For the first time in five years Vancouver Canucks fans have reason to be excited about their team. They are the hottest team in the NHL right now, and with their 3-1 win over the St. Louis Blues on Monday night are 12-3-0 over their past 15 games. That run has helped them climb to the top of the Pacific Division and put them in a position where they have a very good chance to make the playoffs for the first time since the 2014-15 season.
While it is true that the Pacific Division is very watered down this season — especially with the struggles of Vegas and San Jose — the Canucks still have something building here. They are exciting, they can score, and as of Monday have the third-best goal differential in the Western Conference.
Let’s take a look at what is driving their success so far this season.
Quinn Hughes has been better than advertised
Elias Pettersson and Brock Boeser are the young cornerstones at forward, but Hughes is the player that’s really helped get this rebuild running in the right direction.
He may not win the Calder Trophy as the league’s rookie of the year, but he is almost certainly going to be Vancouver’s third straight finalist (following Boeser and Pettersson) as he competes with fellow rookie defenseman Cale Makar (Colorado Avalanche) for that crown. He’s already a 20-minute per night defenseman and fills one of the single biggest needs the Canucks have had the past couple of years — a young, impactful, top-pairing defenseman to lead their blue line. He’s the type of player that as soon as you watch him you know he’s going to be a star with the way he skates, moves the puck, and contributes to the offense.
But what’s really made him such a valuable piece is that he is able to do all of that while still being the team’s best defensive defenseman as a 20-year-old rookie. When he is on the ice during 5-on-5 play this season the Canucks are allowing the following:
- 52.3 shot attempts per 60 minutes
- 28.2 shots on goal per 60 minutes
- 2.24 expected goals against per 60 minutes
- 27.4 scoring chances per 60 minutes
- 2.24 goals against per 60 minutes
Those numbers not only place him first among all Canucks defenders in every category, he is first by a significant margin in all of them.
(Data via Natural Stat Trick)
J.T. Miller has been the perfect support player
It’s been no secret the past two years that Boeser and Pettersson were the two players driving the bus for the Canucks offensively, and they still are.
It’s also no secret that two players alone can not carry a team on their own. And while the Canucks still have some depth concerns, Miller has been everything the Canucks could have hoped for him to be and more.
They raised some eyebrows when they traded a future first-round draft pick to the Tampa Bay Lightning for him, but it’s hard to argue with the results right now.
He is in the middle of a career year and currently on pace for more than 30 goals and 70 points, while also being one of the best possession-driving forwards in the entire league.

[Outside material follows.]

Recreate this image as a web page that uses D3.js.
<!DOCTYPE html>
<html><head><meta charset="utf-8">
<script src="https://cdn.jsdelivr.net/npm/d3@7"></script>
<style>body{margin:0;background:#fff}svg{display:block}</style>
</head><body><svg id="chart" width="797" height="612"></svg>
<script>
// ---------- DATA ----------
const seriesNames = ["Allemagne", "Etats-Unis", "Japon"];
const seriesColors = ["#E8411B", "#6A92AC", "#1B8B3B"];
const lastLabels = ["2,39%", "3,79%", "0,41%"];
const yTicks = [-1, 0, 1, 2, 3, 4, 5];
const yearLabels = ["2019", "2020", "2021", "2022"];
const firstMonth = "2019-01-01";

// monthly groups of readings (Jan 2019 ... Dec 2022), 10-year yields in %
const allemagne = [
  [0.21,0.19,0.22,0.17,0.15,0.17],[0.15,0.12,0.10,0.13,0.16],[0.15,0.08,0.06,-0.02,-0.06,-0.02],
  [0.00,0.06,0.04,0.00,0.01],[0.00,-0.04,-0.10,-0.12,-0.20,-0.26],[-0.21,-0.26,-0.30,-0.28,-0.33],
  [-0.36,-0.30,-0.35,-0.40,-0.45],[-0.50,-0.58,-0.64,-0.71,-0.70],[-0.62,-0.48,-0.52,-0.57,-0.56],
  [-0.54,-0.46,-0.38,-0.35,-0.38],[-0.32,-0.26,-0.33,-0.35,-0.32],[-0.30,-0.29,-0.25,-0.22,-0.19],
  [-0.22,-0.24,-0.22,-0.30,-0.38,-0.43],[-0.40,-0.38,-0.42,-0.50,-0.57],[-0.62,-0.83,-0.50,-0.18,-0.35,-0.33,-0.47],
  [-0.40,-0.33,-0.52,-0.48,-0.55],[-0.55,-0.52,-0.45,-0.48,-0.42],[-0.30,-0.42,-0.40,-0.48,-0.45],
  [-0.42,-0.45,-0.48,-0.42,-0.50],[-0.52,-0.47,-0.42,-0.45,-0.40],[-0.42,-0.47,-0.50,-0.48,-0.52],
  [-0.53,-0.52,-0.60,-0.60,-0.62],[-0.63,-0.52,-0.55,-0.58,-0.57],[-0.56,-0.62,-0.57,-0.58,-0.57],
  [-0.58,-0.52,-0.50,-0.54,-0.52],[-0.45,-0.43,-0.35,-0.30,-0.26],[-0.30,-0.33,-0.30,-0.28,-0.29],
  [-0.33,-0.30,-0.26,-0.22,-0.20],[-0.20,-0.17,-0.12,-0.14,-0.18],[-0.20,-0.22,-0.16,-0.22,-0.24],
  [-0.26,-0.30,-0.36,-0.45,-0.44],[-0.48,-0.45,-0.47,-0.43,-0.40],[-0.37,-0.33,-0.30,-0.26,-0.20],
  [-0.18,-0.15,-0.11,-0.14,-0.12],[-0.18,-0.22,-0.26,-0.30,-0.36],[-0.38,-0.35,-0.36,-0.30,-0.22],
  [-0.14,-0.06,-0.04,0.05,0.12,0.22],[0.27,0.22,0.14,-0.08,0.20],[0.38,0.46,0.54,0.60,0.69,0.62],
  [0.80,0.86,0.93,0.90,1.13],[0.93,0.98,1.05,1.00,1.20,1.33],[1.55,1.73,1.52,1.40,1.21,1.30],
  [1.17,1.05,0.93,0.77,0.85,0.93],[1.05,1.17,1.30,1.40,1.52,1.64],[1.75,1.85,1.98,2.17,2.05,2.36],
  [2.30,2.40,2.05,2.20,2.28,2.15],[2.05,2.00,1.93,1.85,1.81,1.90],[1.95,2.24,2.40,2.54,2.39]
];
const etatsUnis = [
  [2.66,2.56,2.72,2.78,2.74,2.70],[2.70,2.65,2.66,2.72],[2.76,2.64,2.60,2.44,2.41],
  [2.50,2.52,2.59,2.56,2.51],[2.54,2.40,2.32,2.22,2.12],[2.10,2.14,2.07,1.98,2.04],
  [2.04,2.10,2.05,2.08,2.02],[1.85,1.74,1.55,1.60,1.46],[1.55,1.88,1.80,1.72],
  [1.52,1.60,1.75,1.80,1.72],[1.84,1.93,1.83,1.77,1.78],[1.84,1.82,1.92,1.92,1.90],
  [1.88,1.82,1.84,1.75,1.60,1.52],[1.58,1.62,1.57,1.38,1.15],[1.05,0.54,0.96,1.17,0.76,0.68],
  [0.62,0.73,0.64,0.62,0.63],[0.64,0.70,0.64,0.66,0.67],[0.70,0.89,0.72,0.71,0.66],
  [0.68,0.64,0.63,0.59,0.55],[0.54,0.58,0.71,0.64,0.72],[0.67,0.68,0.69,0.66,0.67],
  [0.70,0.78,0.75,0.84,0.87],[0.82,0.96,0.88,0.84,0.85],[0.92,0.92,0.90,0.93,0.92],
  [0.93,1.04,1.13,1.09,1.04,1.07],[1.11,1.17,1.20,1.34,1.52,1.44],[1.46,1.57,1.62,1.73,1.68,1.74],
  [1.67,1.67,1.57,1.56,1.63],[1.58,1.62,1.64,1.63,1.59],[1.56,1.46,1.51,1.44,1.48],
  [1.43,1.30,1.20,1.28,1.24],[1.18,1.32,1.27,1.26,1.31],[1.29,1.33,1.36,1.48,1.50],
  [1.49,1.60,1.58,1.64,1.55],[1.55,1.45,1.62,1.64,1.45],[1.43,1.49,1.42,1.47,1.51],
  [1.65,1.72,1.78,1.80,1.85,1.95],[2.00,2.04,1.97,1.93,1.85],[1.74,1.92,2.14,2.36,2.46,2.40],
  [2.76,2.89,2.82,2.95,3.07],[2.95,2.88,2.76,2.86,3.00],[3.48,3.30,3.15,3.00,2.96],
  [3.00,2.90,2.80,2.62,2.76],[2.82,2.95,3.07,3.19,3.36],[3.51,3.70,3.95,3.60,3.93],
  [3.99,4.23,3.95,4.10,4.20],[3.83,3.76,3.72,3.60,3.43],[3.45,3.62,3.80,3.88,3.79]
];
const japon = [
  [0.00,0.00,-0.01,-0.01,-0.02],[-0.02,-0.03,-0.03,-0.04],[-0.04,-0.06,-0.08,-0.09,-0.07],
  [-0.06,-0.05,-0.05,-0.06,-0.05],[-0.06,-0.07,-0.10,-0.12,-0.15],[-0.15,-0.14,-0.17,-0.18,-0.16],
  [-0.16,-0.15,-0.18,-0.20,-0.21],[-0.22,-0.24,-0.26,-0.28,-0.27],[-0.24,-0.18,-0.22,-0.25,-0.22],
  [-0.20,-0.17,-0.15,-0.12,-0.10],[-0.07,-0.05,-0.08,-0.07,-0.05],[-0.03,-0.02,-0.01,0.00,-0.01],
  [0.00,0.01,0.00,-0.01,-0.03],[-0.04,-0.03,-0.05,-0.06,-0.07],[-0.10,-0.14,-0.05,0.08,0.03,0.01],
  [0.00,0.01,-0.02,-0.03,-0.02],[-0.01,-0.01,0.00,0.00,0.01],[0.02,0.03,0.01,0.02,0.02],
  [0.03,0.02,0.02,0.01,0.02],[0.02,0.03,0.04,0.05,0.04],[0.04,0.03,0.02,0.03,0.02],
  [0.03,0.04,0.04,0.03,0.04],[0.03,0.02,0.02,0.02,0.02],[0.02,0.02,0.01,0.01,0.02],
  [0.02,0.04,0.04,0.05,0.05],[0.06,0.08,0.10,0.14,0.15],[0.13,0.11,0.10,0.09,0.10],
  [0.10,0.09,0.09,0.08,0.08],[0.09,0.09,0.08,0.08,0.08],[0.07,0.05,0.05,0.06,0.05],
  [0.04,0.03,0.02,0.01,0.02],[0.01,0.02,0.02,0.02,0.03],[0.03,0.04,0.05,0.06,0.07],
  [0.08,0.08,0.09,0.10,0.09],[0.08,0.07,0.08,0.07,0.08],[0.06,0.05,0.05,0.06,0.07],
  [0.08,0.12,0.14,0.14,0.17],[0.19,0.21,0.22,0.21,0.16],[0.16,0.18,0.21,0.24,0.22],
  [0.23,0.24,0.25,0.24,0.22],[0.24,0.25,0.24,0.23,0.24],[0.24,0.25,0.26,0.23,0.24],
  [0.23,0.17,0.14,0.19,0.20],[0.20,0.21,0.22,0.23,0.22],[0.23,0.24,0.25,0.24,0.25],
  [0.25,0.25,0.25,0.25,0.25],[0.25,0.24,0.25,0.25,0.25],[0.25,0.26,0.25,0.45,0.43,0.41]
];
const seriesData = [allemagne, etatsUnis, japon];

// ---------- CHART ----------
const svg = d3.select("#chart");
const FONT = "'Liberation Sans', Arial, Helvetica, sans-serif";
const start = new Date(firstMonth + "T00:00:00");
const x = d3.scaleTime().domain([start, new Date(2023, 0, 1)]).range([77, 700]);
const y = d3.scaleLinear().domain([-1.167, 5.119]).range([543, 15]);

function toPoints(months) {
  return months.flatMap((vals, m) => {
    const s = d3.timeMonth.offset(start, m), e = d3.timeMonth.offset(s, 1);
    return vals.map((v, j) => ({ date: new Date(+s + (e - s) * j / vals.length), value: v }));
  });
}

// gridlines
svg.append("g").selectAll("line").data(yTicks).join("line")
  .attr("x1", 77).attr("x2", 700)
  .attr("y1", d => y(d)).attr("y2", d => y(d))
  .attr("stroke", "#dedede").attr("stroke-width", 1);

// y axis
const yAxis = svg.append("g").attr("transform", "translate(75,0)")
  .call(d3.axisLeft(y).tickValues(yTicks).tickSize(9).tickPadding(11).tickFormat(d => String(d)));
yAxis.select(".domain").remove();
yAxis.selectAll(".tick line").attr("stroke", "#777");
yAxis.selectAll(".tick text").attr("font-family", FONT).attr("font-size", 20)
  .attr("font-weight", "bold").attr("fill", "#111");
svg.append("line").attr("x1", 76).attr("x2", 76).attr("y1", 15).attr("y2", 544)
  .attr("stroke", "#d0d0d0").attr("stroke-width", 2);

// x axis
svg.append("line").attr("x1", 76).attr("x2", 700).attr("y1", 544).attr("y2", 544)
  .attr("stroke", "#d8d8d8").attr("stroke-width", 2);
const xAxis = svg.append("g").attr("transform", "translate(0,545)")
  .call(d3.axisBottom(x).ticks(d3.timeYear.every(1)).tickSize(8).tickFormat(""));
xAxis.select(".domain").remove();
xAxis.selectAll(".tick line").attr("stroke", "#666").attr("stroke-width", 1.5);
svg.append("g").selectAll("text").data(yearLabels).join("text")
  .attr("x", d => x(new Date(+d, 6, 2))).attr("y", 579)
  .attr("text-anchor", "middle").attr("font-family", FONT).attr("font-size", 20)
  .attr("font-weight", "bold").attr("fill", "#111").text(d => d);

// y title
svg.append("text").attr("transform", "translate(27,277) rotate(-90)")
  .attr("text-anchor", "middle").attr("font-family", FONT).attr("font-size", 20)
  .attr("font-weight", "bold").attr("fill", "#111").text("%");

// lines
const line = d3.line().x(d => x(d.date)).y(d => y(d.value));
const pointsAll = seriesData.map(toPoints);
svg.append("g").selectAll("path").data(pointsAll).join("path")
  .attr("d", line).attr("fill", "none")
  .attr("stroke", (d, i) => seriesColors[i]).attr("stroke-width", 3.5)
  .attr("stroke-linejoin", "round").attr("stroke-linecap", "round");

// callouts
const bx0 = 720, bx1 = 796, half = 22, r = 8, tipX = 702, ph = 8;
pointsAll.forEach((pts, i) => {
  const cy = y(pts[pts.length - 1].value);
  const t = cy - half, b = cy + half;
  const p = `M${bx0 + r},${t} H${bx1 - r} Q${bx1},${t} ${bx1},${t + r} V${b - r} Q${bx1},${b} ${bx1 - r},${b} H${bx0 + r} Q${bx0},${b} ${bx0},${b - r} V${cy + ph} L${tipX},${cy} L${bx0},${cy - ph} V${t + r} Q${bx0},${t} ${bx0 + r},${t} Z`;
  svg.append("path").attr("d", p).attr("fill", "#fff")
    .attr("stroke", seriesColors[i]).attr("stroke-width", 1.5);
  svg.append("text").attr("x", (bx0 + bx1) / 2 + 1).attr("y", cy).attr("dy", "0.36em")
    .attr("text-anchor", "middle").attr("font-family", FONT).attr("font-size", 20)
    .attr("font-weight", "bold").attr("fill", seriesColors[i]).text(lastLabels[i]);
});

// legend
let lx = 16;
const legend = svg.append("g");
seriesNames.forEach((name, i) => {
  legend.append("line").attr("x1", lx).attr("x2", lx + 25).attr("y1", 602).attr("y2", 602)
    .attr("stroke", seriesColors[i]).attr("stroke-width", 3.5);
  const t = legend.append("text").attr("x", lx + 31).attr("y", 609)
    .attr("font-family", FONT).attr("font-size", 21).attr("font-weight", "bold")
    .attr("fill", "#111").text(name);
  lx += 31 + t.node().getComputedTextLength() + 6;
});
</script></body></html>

They paid a steep price, and the trade definitely carried some risk, but he is signed long-term, at a fair price, and has been a perfect fit within the core, while also being young enough to be a part of that core in future seasons. I was not a huge fan of the move at the time, but at some point you have to start adding talent to make your rebuild actually get somewhere. The Canucks have done that here.
Jacob Markstrom has been a rock in net
Markstrom hasn’t been one of the league’s elites in net, but he has been a rock solid starter since taking over that position in Vancouver. He may not steal a ton of games, but he’s not losing many games for them, either. He’s been a steady, and durable goalie that has consistently given them better-than-league average play the past few years. He has been even better this season.
While Hughes has been an immediate sensation on the blue line, this team still has its flaws defensively and gives up its share of shots and chances. They’re not yet a championship-level defensive team, and that makes quality goaltending even more vital for their chances. Markstrom is giving them that, and in the process is playing his way toward what could be a pretty significant raise this offseason.